El análisis que merece la ley, por tanto, solo puede ser negativo: las autoridades educativas han derrochado energías y además han desechado una valiosa oportunidad. Esos esfuerzos habría que redirigirlos hacia un objetivo realmente provechoso para la sociedad, que no es otro que un pacto de Estado para la Educación. Cualquier otra opción equivale a empeorar las cosas, desgastarse en batallas partidistas e incurrir en una evidente deslealtad hacia la sociedad, en especial hacia nuestros jóvenes.
¿Cuándo se darán cuenta los políticos y las autoridades? ¿Cuando llevemos en la mochila doce leyes educativas, quince…? Han pasado ya once años desde que Ángel Gabilondo, entonces ministro de Educación, lideró un proceso que estuvo a punto de culminar en un pacto entre los dos principales partidos, y desde entonces nadie lo ha vuelto a intentar. Sabiendo que la historia de España es pendular, tanto en términos generales como en cada uno de sus ámbitos, resulta evidente que cuando alguien, sin consenso previo, lleva un asunto a su terreno, garantiza que los de enfrente harán lo mismo en cuanto puedan. Ahora el péndulo está en el lado del PSOE, por lo que les corresponde tender la mano a los demás partidos que ocupan el espectro político del centro y tratar de sellar unos principios fundamentales de cara al futuro. En este paso no habría que partir de cero, sino comenzar a trabajar desde el acuerdo sobre 155 puntos alcanzado con el PP en 2010.
Consensos como este se han logrado en otros ámbitos sociales, algunos bastante más complejos, y no hay razón para no poner todo el empeño en la creación de un patrón que conjugue Ciencia, Tecnología y Humanidades, que mejore al máximo la enseñanza pública sin perjudicar a la concertada y que optimice la atención a todos los chicos con necesidades especiales. Como es obvio, todo esto requiere más financiación pública, algo que no debería ser un obstáculo: invertir en Educación, hablando en términos economicistas, garantiza una rentabilidad superior al 300%. Eso sí, los frutos de esa inversión llegan en el largo plazo, en un horizonte temporal que supera las miras de los políticos.

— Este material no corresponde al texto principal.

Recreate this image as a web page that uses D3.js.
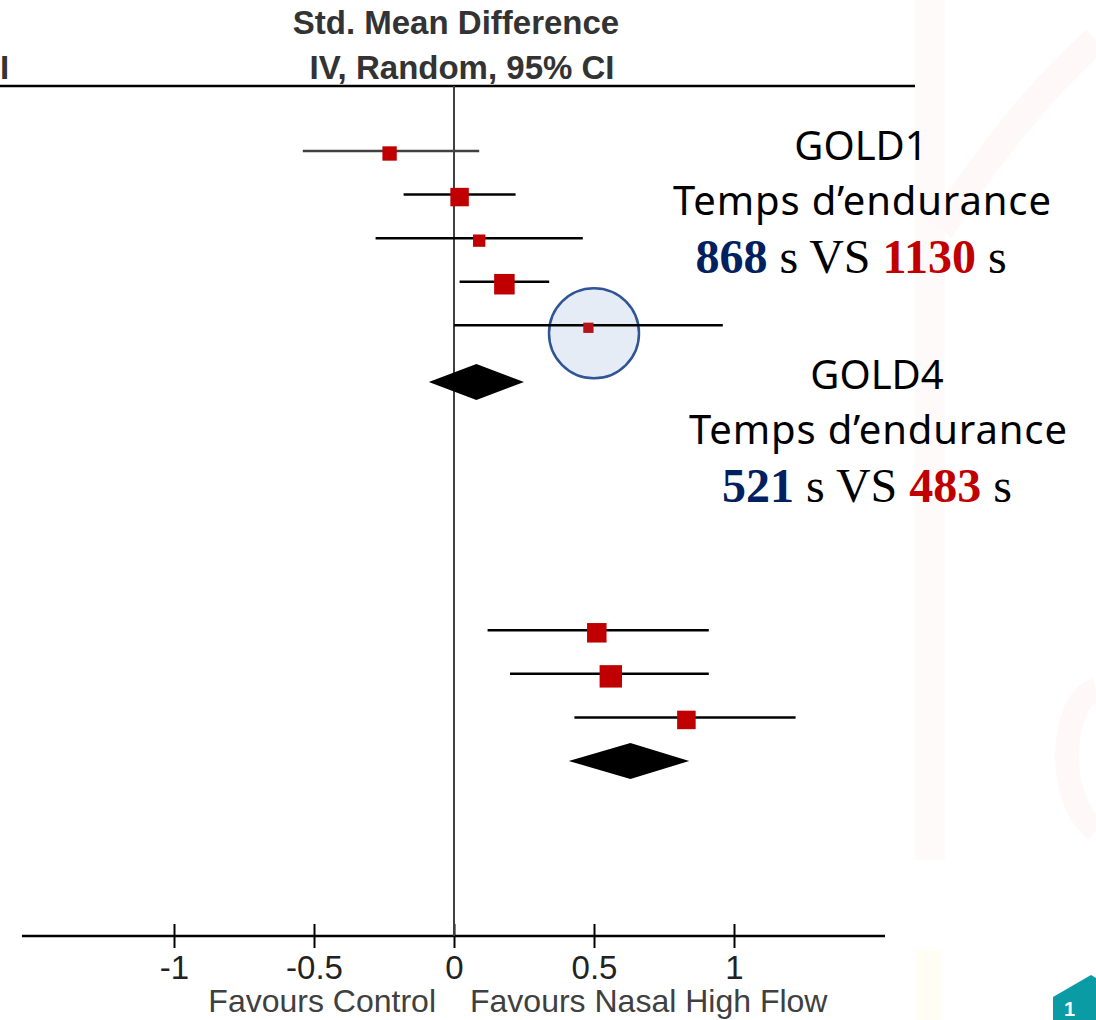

Lo expuesto es un clamor entre las personas sensatas, y, de hecho, en cualquier conversación bien argumentada sobre este tema se llega siempre a la misma conclusión: sin pacto de Estado para la Educación, España avanza dando palos de ciego en un contexto internacional en el que la competitividad y el progreso residen, más que nunca, en el saber. Pese a lo que pueda parecer, los ciudadanos sensatos son una inmensa mayoría en nuestra sociedad, aunque por ahora se mantienen en silencio frente a una minoría ideologizada que sabe hacer ruido.
En los países más civilizados, la Educación es un tema en manos de quienes lo conocen de primera mano –maestros y profesores- y que fue retirado hace mucho de las pugnas políticas. Si España quiere ser un país avanzado, debemos despartidizar cuanto antes este asunto. Nuestra prosperidad depende de ese gran pacto, que todos –comunidad docente, familias e instituciones de la sociedad civil- debemos exigir a nuestros representantes. Ahora es el momento, sin excusas, de actuar en pro del bienestar de nuestros hijos y nietos ante un futuro repleto de incertidumbres y de desafíos.